((

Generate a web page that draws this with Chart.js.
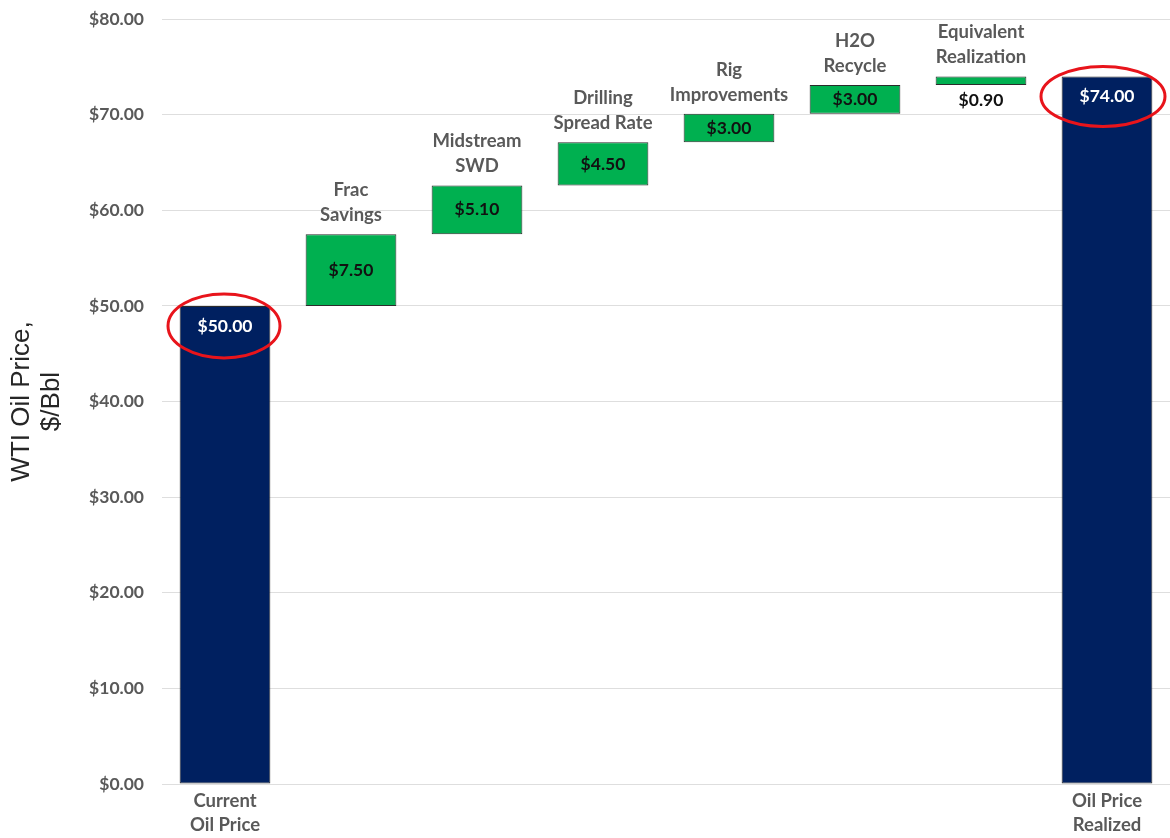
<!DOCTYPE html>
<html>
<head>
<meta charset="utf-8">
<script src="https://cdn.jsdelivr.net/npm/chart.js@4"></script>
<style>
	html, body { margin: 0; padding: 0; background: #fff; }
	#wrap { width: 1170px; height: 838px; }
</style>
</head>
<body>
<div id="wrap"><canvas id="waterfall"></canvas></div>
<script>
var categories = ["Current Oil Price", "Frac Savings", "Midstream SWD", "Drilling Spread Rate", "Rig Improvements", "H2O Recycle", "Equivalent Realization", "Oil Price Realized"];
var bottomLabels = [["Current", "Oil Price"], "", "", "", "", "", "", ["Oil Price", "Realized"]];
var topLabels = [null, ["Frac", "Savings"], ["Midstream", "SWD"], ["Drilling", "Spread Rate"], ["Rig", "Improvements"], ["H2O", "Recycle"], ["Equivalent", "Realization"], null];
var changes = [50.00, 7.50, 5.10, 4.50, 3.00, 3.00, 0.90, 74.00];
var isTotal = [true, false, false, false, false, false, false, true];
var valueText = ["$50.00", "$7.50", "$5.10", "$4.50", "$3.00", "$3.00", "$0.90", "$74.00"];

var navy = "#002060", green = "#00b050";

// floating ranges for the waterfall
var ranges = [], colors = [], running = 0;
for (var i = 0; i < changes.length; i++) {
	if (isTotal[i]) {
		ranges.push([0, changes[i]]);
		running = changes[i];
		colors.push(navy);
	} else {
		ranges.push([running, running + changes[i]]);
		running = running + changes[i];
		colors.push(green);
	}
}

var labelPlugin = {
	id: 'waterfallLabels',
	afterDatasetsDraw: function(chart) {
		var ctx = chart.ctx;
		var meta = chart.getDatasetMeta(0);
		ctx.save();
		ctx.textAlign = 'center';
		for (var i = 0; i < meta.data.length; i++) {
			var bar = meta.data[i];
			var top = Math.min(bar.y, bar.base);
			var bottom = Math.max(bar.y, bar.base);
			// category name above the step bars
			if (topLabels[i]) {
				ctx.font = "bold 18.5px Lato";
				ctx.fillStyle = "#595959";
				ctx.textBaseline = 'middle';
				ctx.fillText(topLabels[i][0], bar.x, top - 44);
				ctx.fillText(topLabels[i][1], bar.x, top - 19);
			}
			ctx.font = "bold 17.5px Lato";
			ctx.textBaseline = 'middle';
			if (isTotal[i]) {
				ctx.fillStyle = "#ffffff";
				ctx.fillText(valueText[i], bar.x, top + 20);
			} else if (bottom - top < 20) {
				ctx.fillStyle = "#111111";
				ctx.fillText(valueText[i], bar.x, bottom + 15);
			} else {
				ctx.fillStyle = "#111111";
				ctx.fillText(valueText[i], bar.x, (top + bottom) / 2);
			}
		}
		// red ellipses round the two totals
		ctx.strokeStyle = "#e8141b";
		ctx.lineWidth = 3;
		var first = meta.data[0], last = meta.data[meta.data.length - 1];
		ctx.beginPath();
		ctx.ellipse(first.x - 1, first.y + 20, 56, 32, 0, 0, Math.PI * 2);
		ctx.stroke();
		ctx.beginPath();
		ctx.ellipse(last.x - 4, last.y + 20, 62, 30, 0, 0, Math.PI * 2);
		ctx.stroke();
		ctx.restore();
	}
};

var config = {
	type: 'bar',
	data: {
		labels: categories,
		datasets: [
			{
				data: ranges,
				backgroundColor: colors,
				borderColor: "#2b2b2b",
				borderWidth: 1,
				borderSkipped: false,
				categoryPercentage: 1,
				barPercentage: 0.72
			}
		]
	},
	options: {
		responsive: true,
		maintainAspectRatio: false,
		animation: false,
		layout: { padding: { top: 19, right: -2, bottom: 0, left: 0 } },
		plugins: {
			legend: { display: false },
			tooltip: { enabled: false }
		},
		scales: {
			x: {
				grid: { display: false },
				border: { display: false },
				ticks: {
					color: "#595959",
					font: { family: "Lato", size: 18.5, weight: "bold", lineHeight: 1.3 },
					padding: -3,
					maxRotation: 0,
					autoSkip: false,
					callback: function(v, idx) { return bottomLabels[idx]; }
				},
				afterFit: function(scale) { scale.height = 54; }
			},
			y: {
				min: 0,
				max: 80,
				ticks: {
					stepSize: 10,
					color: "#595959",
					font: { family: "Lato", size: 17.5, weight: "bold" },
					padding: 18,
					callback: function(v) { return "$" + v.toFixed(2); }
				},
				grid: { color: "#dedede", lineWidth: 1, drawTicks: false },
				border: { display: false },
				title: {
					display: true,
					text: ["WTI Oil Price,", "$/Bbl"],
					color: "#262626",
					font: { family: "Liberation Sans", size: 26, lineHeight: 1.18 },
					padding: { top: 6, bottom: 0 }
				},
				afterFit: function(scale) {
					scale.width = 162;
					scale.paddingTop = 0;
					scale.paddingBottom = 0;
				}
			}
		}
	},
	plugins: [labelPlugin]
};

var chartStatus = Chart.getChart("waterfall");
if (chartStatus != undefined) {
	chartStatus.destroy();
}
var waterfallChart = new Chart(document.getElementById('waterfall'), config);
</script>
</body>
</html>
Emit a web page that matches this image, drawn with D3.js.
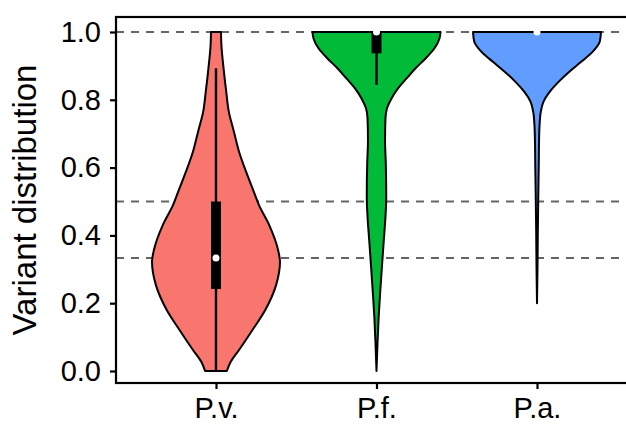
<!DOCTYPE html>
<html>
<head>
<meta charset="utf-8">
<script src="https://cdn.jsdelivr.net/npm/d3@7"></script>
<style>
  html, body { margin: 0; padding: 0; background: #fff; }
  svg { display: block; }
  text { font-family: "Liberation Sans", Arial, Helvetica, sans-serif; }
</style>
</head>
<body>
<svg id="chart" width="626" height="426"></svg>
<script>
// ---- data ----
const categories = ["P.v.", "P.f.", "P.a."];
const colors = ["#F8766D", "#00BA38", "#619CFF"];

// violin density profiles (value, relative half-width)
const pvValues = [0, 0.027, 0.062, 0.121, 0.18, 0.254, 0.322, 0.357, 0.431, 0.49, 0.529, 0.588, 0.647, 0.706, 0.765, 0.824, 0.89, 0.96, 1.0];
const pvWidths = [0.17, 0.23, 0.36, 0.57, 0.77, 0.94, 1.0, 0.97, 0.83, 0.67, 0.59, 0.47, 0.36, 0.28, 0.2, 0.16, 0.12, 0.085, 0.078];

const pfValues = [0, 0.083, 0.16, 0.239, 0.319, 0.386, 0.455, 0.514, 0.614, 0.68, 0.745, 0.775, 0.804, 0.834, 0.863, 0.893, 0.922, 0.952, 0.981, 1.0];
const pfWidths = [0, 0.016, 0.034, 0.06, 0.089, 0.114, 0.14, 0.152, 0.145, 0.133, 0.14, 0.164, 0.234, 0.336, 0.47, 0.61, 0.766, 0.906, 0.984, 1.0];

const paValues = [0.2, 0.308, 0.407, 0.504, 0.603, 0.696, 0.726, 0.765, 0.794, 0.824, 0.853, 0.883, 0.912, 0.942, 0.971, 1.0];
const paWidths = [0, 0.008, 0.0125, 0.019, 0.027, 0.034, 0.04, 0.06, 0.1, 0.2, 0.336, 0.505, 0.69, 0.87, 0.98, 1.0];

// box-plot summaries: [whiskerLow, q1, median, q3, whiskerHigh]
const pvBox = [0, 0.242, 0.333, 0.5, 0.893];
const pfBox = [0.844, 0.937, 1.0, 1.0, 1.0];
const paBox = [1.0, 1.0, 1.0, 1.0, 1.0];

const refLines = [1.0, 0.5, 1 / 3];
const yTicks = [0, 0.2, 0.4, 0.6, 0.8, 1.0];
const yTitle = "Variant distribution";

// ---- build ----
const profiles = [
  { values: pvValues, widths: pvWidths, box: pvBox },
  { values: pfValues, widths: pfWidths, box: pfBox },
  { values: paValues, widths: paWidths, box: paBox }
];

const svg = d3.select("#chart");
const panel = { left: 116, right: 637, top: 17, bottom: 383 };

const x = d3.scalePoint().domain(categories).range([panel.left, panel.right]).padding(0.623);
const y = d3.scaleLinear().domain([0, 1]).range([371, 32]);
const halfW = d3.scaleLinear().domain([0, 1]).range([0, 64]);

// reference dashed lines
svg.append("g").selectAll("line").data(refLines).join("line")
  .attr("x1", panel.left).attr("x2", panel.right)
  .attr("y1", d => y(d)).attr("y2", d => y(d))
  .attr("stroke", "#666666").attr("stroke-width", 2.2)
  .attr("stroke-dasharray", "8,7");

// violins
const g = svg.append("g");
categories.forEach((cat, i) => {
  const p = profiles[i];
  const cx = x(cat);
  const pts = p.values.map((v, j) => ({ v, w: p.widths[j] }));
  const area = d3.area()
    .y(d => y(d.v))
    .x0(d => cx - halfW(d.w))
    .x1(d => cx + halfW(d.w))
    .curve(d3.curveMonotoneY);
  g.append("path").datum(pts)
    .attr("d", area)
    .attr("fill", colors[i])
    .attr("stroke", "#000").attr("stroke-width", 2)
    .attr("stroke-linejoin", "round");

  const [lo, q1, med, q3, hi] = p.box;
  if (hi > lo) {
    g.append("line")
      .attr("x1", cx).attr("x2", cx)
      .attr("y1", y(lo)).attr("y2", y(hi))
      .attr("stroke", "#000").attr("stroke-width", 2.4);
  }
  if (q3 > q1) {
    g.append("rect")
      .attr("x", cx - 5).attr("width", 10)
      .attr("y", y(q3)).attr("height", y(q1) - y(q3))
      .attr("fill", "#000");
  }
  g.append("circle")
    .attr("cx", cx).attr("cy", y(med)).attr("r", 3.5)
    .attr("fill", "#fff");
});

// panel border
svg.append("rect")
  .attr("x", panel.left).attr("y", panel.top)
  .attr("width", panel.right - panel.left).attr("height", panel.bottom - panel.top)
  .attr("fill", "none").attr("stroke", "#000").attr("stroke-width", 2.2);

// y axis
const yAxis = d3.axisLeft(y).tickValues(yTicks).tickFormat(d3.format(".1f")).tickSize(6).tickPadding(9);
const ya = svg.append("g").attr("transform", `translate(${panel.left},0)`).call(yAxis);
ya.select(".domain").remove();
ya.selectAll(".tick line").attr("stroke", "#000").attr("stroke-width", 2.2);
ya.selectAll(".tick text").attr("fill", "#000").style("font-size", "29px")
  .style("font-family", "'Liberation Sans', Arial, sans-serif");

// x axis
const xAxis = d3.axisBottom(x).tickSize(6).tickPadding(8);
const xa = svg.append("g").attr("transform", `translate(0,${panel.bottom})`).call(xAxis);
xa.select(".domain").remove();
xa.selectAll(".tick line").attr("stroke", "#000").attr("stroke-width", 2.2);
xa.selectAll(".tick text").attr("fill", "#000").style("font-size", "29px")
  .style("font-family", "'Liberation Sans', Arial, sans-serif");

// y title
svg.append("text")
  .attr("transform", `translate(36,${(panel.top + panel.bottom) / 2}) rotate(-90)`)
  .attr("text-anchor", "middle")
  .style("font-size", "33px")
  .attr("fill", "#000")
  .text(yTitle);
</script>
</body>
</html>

))

What is required:
Search the entries for the string "with" and collect each line that has it.

The solution:
Generate a web page that draws this with Chart.js.
Emit a web page that matches this image, drawn with D3.js.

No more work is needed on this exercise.